Sandık yaklaştıkça, ittifaklar konusu hız kazandı. Baştan beri öne çıkan Ak Parti-MHP ortaklığında son rötuşlara gelindi. Belli ki, Devlet Bahçeli'nin izafiyet teorisini hatırlatan formülü resmiyet kazanmakta. Hani Nasreddin Hoca'nın leyleği kuşa çevirmesini andırıyor olsa bile.
MHP Genel Başkanı'nın bazı kuruluşlardaki Türkiye ibarelerini kaldırma arzusuna ise ağzımız açık kaldı. Erdoğan'ın da canına minnet. Türk Tabipleri Birliği'nin yanına Türkiye Barolar Birliği eklendi. Böylece Metin Feyzioğlu'ndan yıllar önceki adli yıl açılışının intikamını alacak. Okullardan Andımız'ı kaldıran kimdi? Hatta, Türkçülere ağır ithamlarda bulunan ne çabuk unutuldu. O ağır sözleri sindiremeyenlerden biriyim.

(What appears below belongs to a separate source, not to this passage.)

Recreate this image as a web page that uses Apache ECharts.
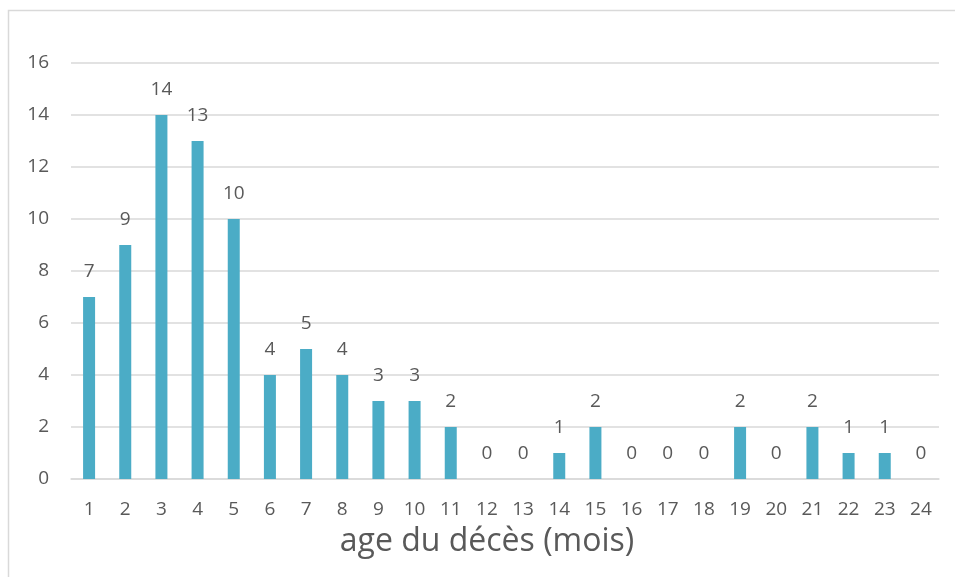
<!DOCTYPE html>
<html>
<head>
<meta charset="utf-8">
<script src="https://cdn.jsdelivr.net/npm/echarts@6/dist/echarts.min.js"></script>
<style>
html, body { margin: 0; padding: 0; background: #fff; }
#chart { width: 955px; height: 577px; }
</style>
</head>
<body>
<div id="chart"></div>
<script>
// ages (mois)
var categories = ['1','2','3','4','5','6','7','8','9','10','11','12',
                  '13','14','15','16','17','18','19','20','21','22','23','24'];
// nombre de décès
var values = [7, 9, 14, 13, 10, 4, 5, 4, 3, 3, 2, 0, 0, 1, 2, 0, 0, 0, 2, 0, 2, 1, 1, 0];
var xTitle = 'age du décès (mois)';

var textColor = '#595959';
var fontName = 'Open Sans';

var myChart = echarts.init(document.getElementById('chart'));
var option = {
    animation: false,
    backgroundColor: '#fff',
    graphic: [
        {
            type: 'rect',
            shape: { x: 8.5, y: 10.5, width: 1000, height: 1000 },
            style: { fill: null, stroke: '#d9d9d9', lineWidth: 1.5 },
            silent: true
        },
        {
            type: 'text',
            x: 487,
            y: 526,
            style: {
                text: xTitle,
                fill: textColor,
                textAlign: 'center',
                font: '32px "Open Sans"'
            }
        }
    ],
    grid: {
        left: 71,
        right: 16,
        top: 63,
        bottom: 98
    },
    xAxis: {
        type: 'category',
        data: categories,
        axisLine: { lineStyle: { color: '#d9d9d9', width: 1.5 } },
        axisTick: { show: false },
        axisLabel: {
            color: textColor,
            fontSize: 19,
            fontFamily: fontName,
            margin: 21
        }
    },
    yAxis: {
        type: 'value',
        min: 0,
        max: 16,
        interval: 2,
        axisLine: { show: false },
        axisTick: { show: false },
        splitLine: { lineStyle: { color: '#d9d9d9', width: 1.5 } },
        axisLabel: {
            color: textColor,
            fontSize: 19,
            fontFamily: fontName,
            margin: 22
        }
    },
    series: [
        {
            name: 'décès',
            type: 'bar',
            data: values,
            barWidth: 12,
            itemStyle: { color: '#4bacc6' },
            label: {
                show: true,
                position: 'top',
                distance: 16,
                color: textColor,
                fontSize: 19,
                fontFamily: fontName
            }
        }
    ]
};
myChart.setOption(option);
</script>
</body>
</html>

Bankalar ve hükümet konaklarındaki T.C.'leri, söküp atan rahmetli babam mıydı? Erdoğan'ın benzetmesiyle "yavru muhalefet"in geldiği noktaya bakın. Doğrusu üzülmemek elde değil. Yavrunun Başı bugünlerde Afrin Fatihliğine soyunmakta. Hatta "Ben de savaşa giderim" diyor. Her halde bu sözler de "Millî Mutabakat"a dahil.